The register swap unit operates as follows. When a register's counter in primary storage overflows, a register is allocated in secondary storage and the primary register is copied. Once the copy is complete, the Log 2Phys table is updated. The vacated register ID is not placed on the free list, but is stored in a special register. At this point, the previously-identified register in the secondary storage with the minimum counter value is copied into the vacated primary register, and when the copy is complete, the Log 2Phys table is updated and the vacated secondary register is placed on the free list. The necessary traffic to the Log 2Phys table may require an additional read and write port to avoid interfering with normal operation, else normal instruction flow will stall on such swaps.
It should be noted that if threads are fully independent, the situation is much more straightforward. The register file can just have a capacity less than the worst-case occupancy, and a thread that cannot allocate a register simply stalls. However, it is preferable that there always exists enough free registers so that at least one warp can always make progress.

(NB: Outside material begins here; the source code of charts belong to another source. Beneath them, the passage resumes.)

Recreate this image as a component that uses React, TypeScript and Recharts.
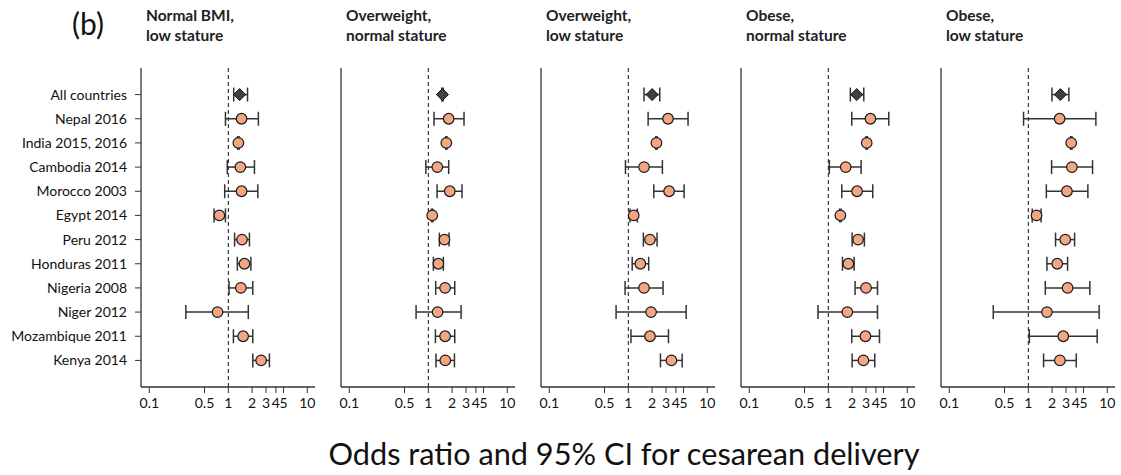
import React from 'react';
import { ScatterChart, Scatter, XAxis, YAxis, ErrorBar, ReferenceLine } from 'recharts';

const ROWS = [
  'All countries',
  'Nepal 2016',
  'India 2015, 2016',
  'Cambodia 2014',
  'Morocco 2003',
  'Egypt 2014',
  'Peru 2012',
  'Honduras 2011',
  'Nigeria 2008',
  'Niger 2012',
  'Mozambique 2011',
  'Kenya 2014',
];

const X_TICKS = [0.1, 0.5, 1, 2, 3, 4, 5, 10];

const TITLES = [
  ['Normal BMI,', 'low stature'],
  ['Overweight,', 'normal stature'],
  ['Overweight,', 'low stature'],
  ['Obese,', 'normal stature'],
  ['Obese,', 'low stature'],
];

// Normal BMI, low stature
const OR_NBLS = [1.39, 1.47, 1.34, 1.42, 1.47, 0.77, 1.49, 1.6, 1.44, 0.73, 1.54, 2.6];
const LO_NBLS = [1.17, 0.92, 1.31, 0.97, 0.9, 0.66, 1.2, 1.3, 1.02, 0.29, 1.16, 2.04];
const HI_NBLS = [1.75, 2.4, 1.37, 2.14, 2.36, 0.92, 1.85, 1.93, 2.04, 1.79, 2.04, 3.31];

// Overweight, normal stature
const OR_OWNS = [1.51, 1.81, 1.69, 1.3, 1.87, 1.12, 1.6, 1.34, 1.63, 1.31, 1.63, 1.64];
const LO_OWNS = [1.48, 1.18, 1.66, 0.93, 1.29, 1.1, 1.38, 1.16, 1.24, 0.7, 1.23, 1.25];
const HI_OWNS = [1.54, 2.83, 1.72, 1.81, 2.67, 1.14, 1.83, 1.55, 2.16, 2.6, 2.16, 2.14];

// Overweight, low stature
const OR_OWLS = [2.0, 3.18, 2.27, 1.58, 3.28, 1.17, 1.88, 1.42, 1.58, 1.94, 1.88, 3.51];
const LO_OWLS = [1.58, 1.78, 2.23, 0.92, 2.1, 1.05, 1.55, 1.12, 0.91, 0.7, 1.08, 2.55];
const HI_OWLS = [2.5, 5.7, 2.31, 2.7, 5.08, 1.3, 2.31, 1.81, 2.75, 5.39, 3.22, 4.8];

// Obese, normal stature
const OR_OBNS = [2.29, 3.41, 3.06, 1.66, 2.31, 1.42, 2.38, 1.79, 3.0, 1.74, 2.95, 2.78];
const LO_OBNS = [1.9, 1.98, 3.0, 1.03, 1.48, 1.39, 2.0, 1.51, 2.18, 0.74, 1.98, 2.0];
const HI_OBNS = [2.81, 5.82, 3.12, 2.6, 3.65, 1.45, 2.86, 2.12, 4.19, 4.19, 4.44, 3.87];

// Obese, low stature
const OR_OBLS = [2.54, 2.49, 3.49, 3.56, 3.08, 1.27, 2.93, 2.32, 3.14, 1.72, 2.77, 2.51];
const LO_OBLS = [1.99, 0.87, 3.42, 1.97, 1.69, 1.12, 2.21, 1.72, 1.64, 0.36, 1.03, 1.56];
const HI_OBLS = [3.26, 7.16, 3.56, 6.5, 5.67, 1.45, 3.85, 3.14, 6.0, 7.88, 7.44, 4.04];

const PANEL_VALUES = [
  [OR_NBLS, LO_NBLS, HI_NBLS],
  [OR_OWNS, LO_OWNS, HI_OWNS],
  [OR_OWLS, LO_OWLS, HI_OWLS],
  [OR_OBNS, LO_OBNS, HI_OBNS],
  [OR_OBLS, LO_OBLS, HI_OBLS],
];

const FONT = 'Lato, "Open Sans", sans-serif';
const AXIS = '#333333';
const SALMON = '#F4A582';

const AXIS_W = 141;
const PLOT_W = 174;
const CHART_W = AXIS_W + PLOT_W + 10;
const CHART_H = 417;

const noShape = () => <g />;

const circleShape = (props: any) => (
  <circle cx={props.cx} cy={props.cy} r={5.3} fill={SALMON} stroke="#1a1a1a" strokeWidth={1.2} />
);

const diamondShape = (props: any) => {
  const { cx, cy } = props;
  const r = 6;
  return (
    <polygon
      points={`${cx},${cy - r} ${cx + r},${cy} ${cx},${cy + r} ${cx - r},${cy}`}
      fill="#404040"
      stroke="#111"
      strokeWidth={1}
    />
  );
};

const Panel = ({ index }: { index: number }) => {
  const [or, lo, hi] = PANEL_VALUES[index];
  const rows = ROWS.map((name, i) => ({
    name,
    row: i,
    or: or[i],
    err: [or[i] - lo[i], hi[i] - or[i]],
  }));
  const overall = rows.slice(0, 1);
  const countries = rows.slice(1);
  const first = index === 0;

  return (
    <div style={{ position: 'absolute', left: index * 200, top: 0 }}>
      <ScatterChart
        width={CHART_W}
        height={CHART_H}
        margin={{ top: 68, right: 10, bottom: 0, left: 0 }}
      >
        <XAxis
          type="number"
          dataKey="or"
          scale="log"
          domain={[0.0785, 12.5]}
          allowDataOverflow
          ticks={X_TICKS}
          interval={0}
          height={30}
          tickSize={6}
          tickMargin={5}
          tick={{ fill: '#111', fontSize: 14, fontFamily: FONT }}
          axisLine={{ stroke: AXIS, strokeWidth: 1.3 }}
          tickLine={{ stroke: AXIS }}
        />
        <YAxis
          type="number"
          dataKey="row"
          reversed
          domain={[-1.1, 12.1]}
          allowDataOverflow
          ticks={first ? ROWS.map((_, i) => i) : []}
          interval={0}
          width={AXIS_W}
          tickSize={6}
          tickMargin={8}
          tickFormatter={(v: number) => ROWS[v] ?? ''}
          tick={first ? { fill: '#111', fontSize: 14, fontFamily: FONT } : false}
          tickLine={first ? { stroke: AXIS } : false}
          axisLine={{ stroke: AXIS, strokeWidth: 1.3 }}
        />
        <ReferenceLine x={1} stroke="#111" strokeDasharray="4 3" strokeWidth={1} />
        {/* confidence intervals first, so the markers sit on top */}
        <Scatter data={rows} shape={noShape} isAnimationActive={false} zIndex={500}>
          <ErrorBar
            dataKey="err"
            direction="x"
            width={7}
            stroke="#333"
            strokeWidth={1.5}
            isAnimationActive={false}
            zIndex={500}
          />
        </Scatter>
        <Scatter data={countries} shape={circleShape} isAnimationActive={false} zIndex={900} />
        <Scatter data={overall} shape={diamondShape} isAnimationActive={false} zIndex={900} />
      </ScatterChart>
    </div>
  );
};

export default function App() {
  return (
    <div
      style={{
        position: 'absolute',
        left: 0,
        top: 0,
        width: 1121,
        height: 475,
        background: '#fff',
        fontFamily: FONT,
        overflow: 'hidden',
      }}
    >
      {TITLES.map((_, i) => (
        <Panel key={i} index={i} />
      ))}
      <svg
        width={1121}
        height={475}
        style={{ position: 'absolute', left: 0, top: 0, pointerEvents: 'none' }}
      >
        <text x={72} y={35} fontSize={30} fontFamily={FONT} fill="#111">
          (b)
        </text>
        {TITLES.map((lines, i) => (
          <text key={i} fontSize={15.5} fontWeight={700} fontFamily={FONT} fill="#222">
            <tspan x={AXIS_W + 5 + i * 200} y={21}>
              {lines[0]}
            </tspan>
            <tspan x={AXIS_W + 5 + i * 200} y={41}>
              {lines[1]}
            </tspan>
          </text>
        ))}
        <text x={624} y={465} textAnchor="middle" fontSize={30.7} fontFamily={FONT} fill="#111">
          Odds ratio and 95% CI for cesarean delivery
        </text>
      </svg>
    </div>
  );
}
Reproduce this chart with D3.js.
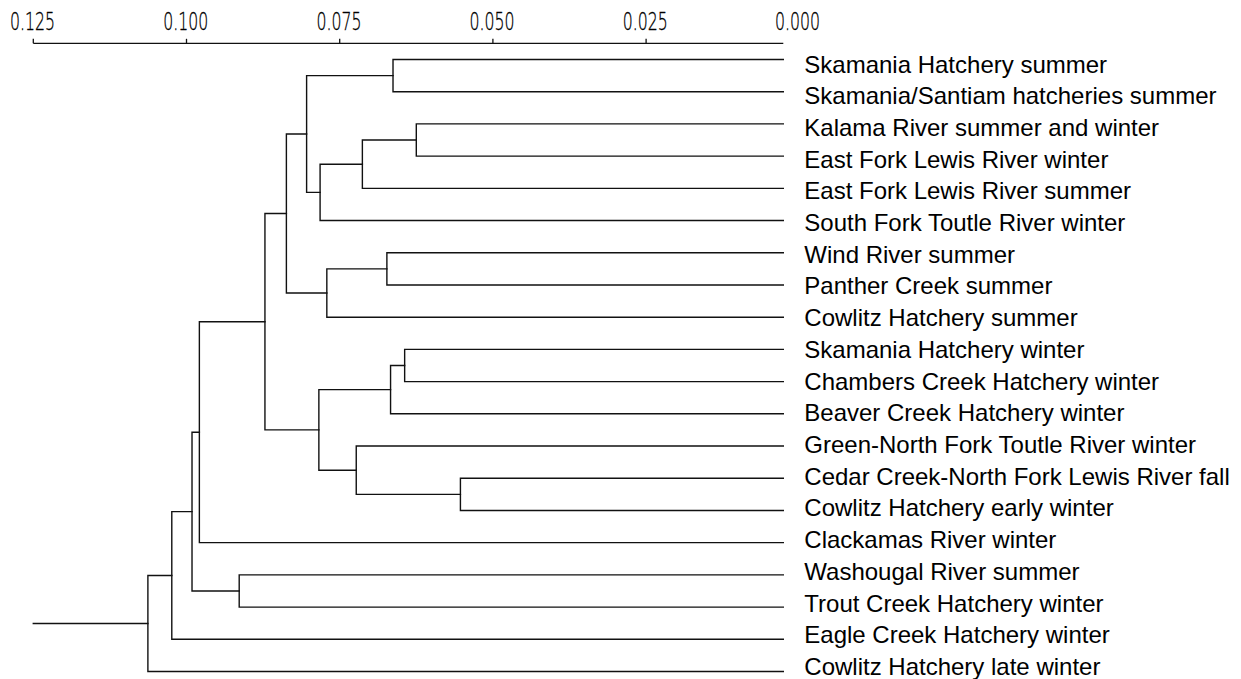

The easiest way to ensure this is to ensure that one thread always has its full allocation.
With respect to the use of final read annotations, in one embodiment, it is possible for the compiler to identify when a thread reads a register for the last time, and that register is therefore dead. Instead of waiting for the register to eventually be overwritten later in the thread, or for the thread to complete, this physical register can be reclaimed immediately if the final read is indicated using a special annotation on the instruction. This requires the ability to annotate each instruction type with a bit for each operand to indicate whether it is a last read, which in turn requires the necessary number of available bits in the instruction encoding.
The foregoing descriptions of specific embodiments of the present invention have been presented for purposes of illustration and description. They are not intended to be exhaustive or to limit the invention to the precise forms disclosed, and many modifications and variations are possible in light of the above teaching. The embodiments were chosen and described in order to best explain the principles of the invention and its practical application, to thereby enable others skilled in the art to best utilize the invention and various embodiments with various modifications as are suited to the particular use contemplated. It is intended that the scope of the invention be defined by the claims appended hereto and their equivalents.